Answer Quality: Appropriate and relevant.
With LLaMA 13B:
Response Time: Approximately 3 minutes for simple prompts like “hello”.
Extended Prompts: “write a detailed essay on Allama Iqbal” takes about 25 minutes, leading me to terminate the program before completion.
Memory Usage: Before processing – ~8.4 GB; After processing – ~8.4 GB.
CPU Utilization: Before processing – ~5.8%; After processing – ~8.7%.
Output Quality: Responses are slow and often inappropriate or low-quality.
Additional Details:
RAM Usage: I have 16 GB of RAM installed, with about 8 GB free before running the model and approximately 2 GB free during inference.

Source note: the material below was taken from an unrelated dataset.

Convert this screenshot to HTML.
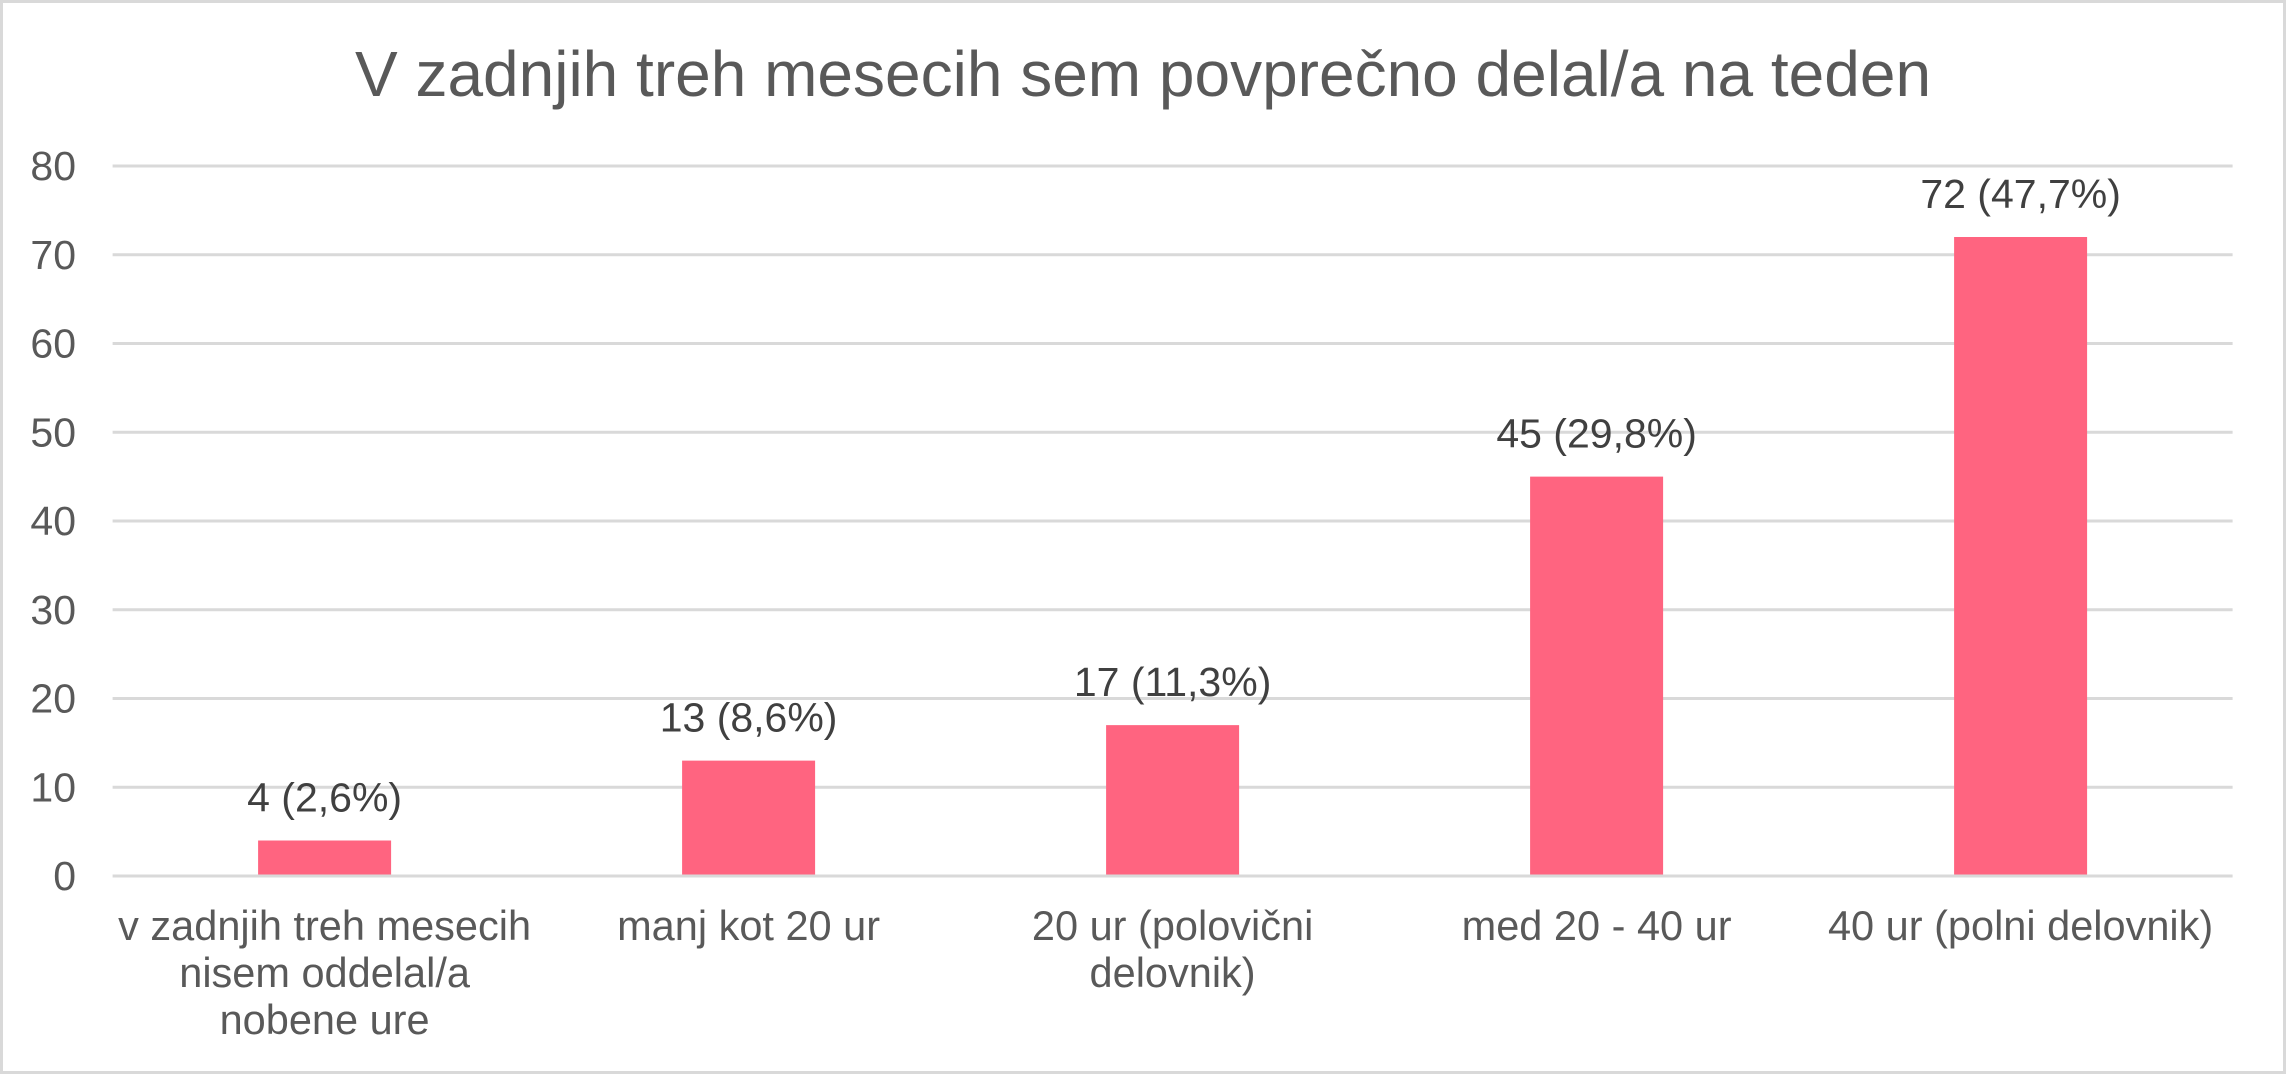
<!DOCTYPE html>
<html><head><meta charset="utf-8"><style>
html,body{margin:0;padding:0;background:#fff;}
svg{display:block;font-family:"Liberation Sans",Arial,sans-serif;}
</style></head><body>
<svg id="chart" width="2286" height="1074" viewBox="0 0 2286 1074">
<rect x="1.5" y="1.5" width="2283" height="1071" fill="#fff" stroke="#d9d9d9" stroke-width="3"/>
<text x="1143" y="96" text-anchor="middle" font-size="64" fill="#595959">V zadnjih treh mesecih sem povprečno delal/a na teden</text>
<g id="grid"></g><g id="bars"></g><g id="labels"></g>
</svg>
<script>
const categories=[["v zadnjih treh mesecih","nisem oddelal/a","nobene ure"],["manj kot 20 ur"],["20 ur (polovični","delovnik)"],["med 20 - 40 ur"],["40 ur (polni delovnik)"]];
const values=[4,13,17,45,72];
const valueLabels=["4 (2,6%)","13 (8,6%)","17 (11,3%)","45 (29,8%)","72 (47,7%)"];
const yTicks=[0,10,20,30,40,50,60,70,80];
const NS="http://www.w3.org/2000/svg";
const L=112.6,R=2232.6,Y0=876,Y80=166,yMax=80;
const y=v=>Y0-(Y0-Y80)*v/yMax;
const band=(R-L)/categories.length;
const xc=i=>L+band*(i+0.5);
const bw=133;
function mk(t,a,p){const e=document.createElementNS(NS,t);for(const k in a)e.setAttribute(k,a[k]);p.appendChild(e);return e;}
const g=document.getElementById('grid'),b=document.getElementById('bars'),lb=document.getElementById('labels');
yTicks.forEach(t=>{
 const ln=mk('line',{x1:L,x2:R,y1:y(t),y2:y(t),stroke:'#d9d9d9','stroke-width':3},g);
 
 
 const tx=mk('text',{x:76,y:y(t)+14,'text-anchor':'end','font-size':41,fill:'#595959'},g);
 tx.textContent=t;
 
 
});
values.forEach((v,i)=>{
 const r=mk('rect',{x:xc(i)-bw/2,y:y(v),width:bw,height:Y0-y(v)-1.5,fill:'#ff6480'},b);
 
 
 const t=mk('text',{x:xc(i),y:y(v)-29,'text-anchor':'middle','font-size':41,fill:'#404040'},lb);
 t.textContent=valueLabels[i];
 
 
 categories[i].forEach((s,j)=>{
  const c=mk('text',{x:xc(i),y:940+j*47,'text-anchor':'middle','font-size':41.5,fill:'#595959'},lb);
  c.textContent=s;
  
  
 });
});
</script>
</body></html>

There doesn’t seem to be a RAM bottleneck.
GPU: My laptop does not have a GPU, which I suspect might be contributing to the slow performance with the larger model.
Model Quantization: Using Q2_K quantization for both 7B and 13B models.
Attempts to Resolve:
Reduced desired_word_count: Tried lowering the word count to see if it affects performance.
Optimized Parameters: Adjusted parameters like temperature and top_p for better responses.
Library Updates: Ensured that llama_cpp is up-to-date.
System Monitoring: Checked RAM and CPU usage during model inference.
Tried Different Prompts: Simple prompts are slow but manageable; complex prompts are excessively slow and incomplete.
Questions:
Performance Optimization: What can I do to optimize the performance of the LLaMA 13B model on a CPU-only system with 16 GB RAM?
Inappropriate Responses: Why are the responses with the 13B model inappropriate despite longer processing times?
Quantization Issues: Could the Q2_K quantization be causing compatibility or performance issues with the llama_cpp library?
What I’ve Tried So Far:
Running the same script with the LLaMA 7B model works efficiently.
Lowering the max_output_tokens to reduce processing time.
Ensuring all libraries are updated to their latest versions.
Monitoring system resources to identify potential bottlenecks.
Attempting to use different quantization settings without success.
Additional Information:
When I use prompts like “write a detailed essay on Allama Iqbal”, it takes about 25 minutes to generate a response, leading me to stop the program before it completes because I’m unsure how much longer it will take.